▶ _WHAT THE TASK REQUIRES_:
Could you write out the records below exactly as they appear, leaving out any pictures?

[begin RECORDS PROVIDED]

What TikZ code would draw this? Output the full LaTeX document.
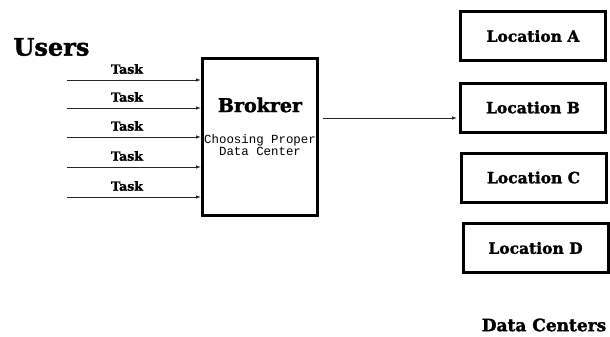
\documentclass[tikz,border=0pt]{standalone}
\usepackage{fontspec}
\setmainfont{DejaVu Serif}[BoldFeatures={FakeBold=1.6}]
\setmonofont{Liberation Mono}
\usetikzlibrary{arrows.meta}

\begin{document}
\begin{tikzpicture}[x=1pt, y=-1pt,
    box/.style={draw, line width=3pt},
    loc/.style={box, minimum width=145pt, minimum height=49pt, inner sep=0pt,
        font=\bfseries\fontsize{15.5}{17}\selectfont},
    task/.style={font=\bfseries\fontsize{12.5}{14}\selectfont},
    flow/.style={-{Latex[length=5pt,width=3.5pt]}, line width=0.8pt, black!85}]
    \useasboundingbox (0,0) rectangle (610,337);

    \node[anchor=west, font=\bfseries\fontsize{24}{26}\selectfont] (users) at (10,47) {Users};

    \node[box, minimum width=115pt, minimum height=157pt] (broker) at (260,137) {};
    \node[font=\bfseries\fontsize{19}{21}\selectfont] (title) at (260,105) {Brokrer};
    \node[align=center, inner sep=0pt, font=\ttfamily\fontsize{12.4}{12}\selectfont] (job) at (260,145)
        {Choosing Proper\\Data Center};

    \foreach \y [count=\i] in {80,108,137,167,197} {
        \coordinate (u\i) at (67,\y);
        \draw[flow] (u\i) -- (u\i -| broker.west);
        \node[task] (t\i) at (127,\y-11) {Task};
    }

    \node[loc] (la) at (533,36) {Location A};
    \node[loc] (lb) at (533,107.5) {Location B};
    \node[loc] (lc) at (533.5,177.5) {Location C};
    \node[loc] (ld) at (535.5,248) {Location D};

    \coordinate (out) at (323,118);
    \draw[flow, shorten >=2pt] (out) -- (out -| lb.west);

    \node[font=\bfseries\fontsize{17}{19}\selectfont] (dc) at (544,325) {Data Centers};
\end{tikzpicture}
\end{document}
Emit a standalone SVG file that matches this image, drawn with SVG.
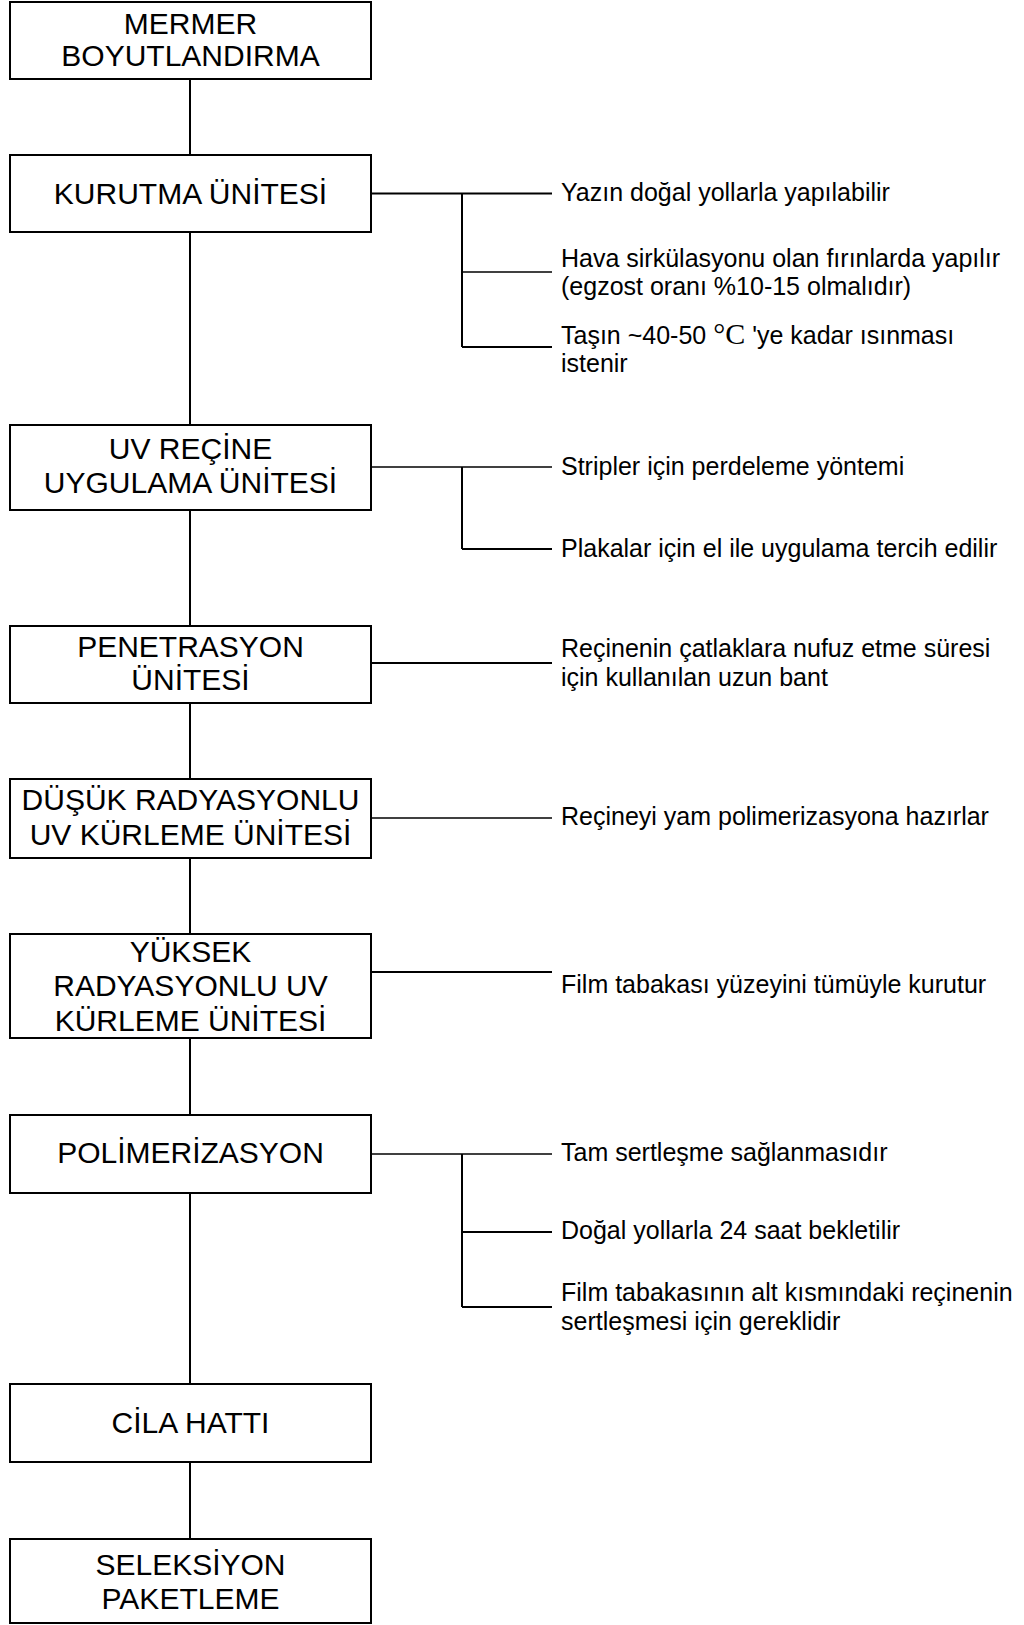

[end RECORDS PROVIDED]

▶ _RESPONSE FOR THIS EXERCISE_:
What TikZ code would draw this? Output the full LaTeX document.
\documentclass[tikz,border=0pt]{standalone}
\usepackage{fontspec}
\setmainfont{DejaVu Serif}[BoldFeatures={FakeBold=1.6}]
\setmonofont{Liberation Mono}
\usetikzlibrary{arrows.meta}

\begin{document}
\begin{tikzpicture}[x=1pt, y=-1pt,
    box/.style={draw, line width=3pt},
    loc/.style={box, minimum width=145pt, minimum height=49pt, inner sep=0pt,
        font=\bfseries\fontsize{15.5}{17}\selectfont},
    task/.style={font=\bfseries\fontsize{12.5}{14}\selectfont},
    flow/.style={-{Latex[length=5pt,width=3.5pt]}, line width=0.8pt, black!85}]
    \useasboundingbox (0,0) rectangle (610,337);

    \node[anchor=west, font=\bfseries\fontsize{24}{26}\selectfont] (users) at (10,47) {Users};

    \node[box, minimum width=115pt, minimum height=157pt] (broker) at (260,137) {};
    \node[font=\bfseries\fontsize{19}{21}\selectfont] (title) at (260,105) {Brokrer};
    \node[align=center, inner sep=0pt, font=\ttfamily\fontsize{12.4}{12}\selectfont] (job) at (260,145)
        {Choosing Proper\\Data Center};

    \foreach \y [count=\i] in {80,108,137,167,197} {
        \coordinate (u\i) at (67,\y);
        \draw[flow] (u\i) -- (u\i -| broker.west);
        \node[task] (t\i) at (127,\y-11) {Task};
    }

    \node[loc] (la) at (533,36) {Location A};
    \node[loc] (lb) at (533,107.5) {Location B};
    \node[loc] (lc) at (533.5,177.5) {Location C};
    \node[loc] (ld) at (535.5,248) {Location D};

    \coordinate (out) at (323,118);
    \draw[flow, shorten >=2pt] (out) -- (out -| lb.west);

    \node[font=\bfseries\fontsize{17}{19}\selectfont] (dc) at (544,325) {Data Centers};
\end{tikzpicture}
\end{document}
Emit a standalone SVG file that matches this image, drawn with SVG.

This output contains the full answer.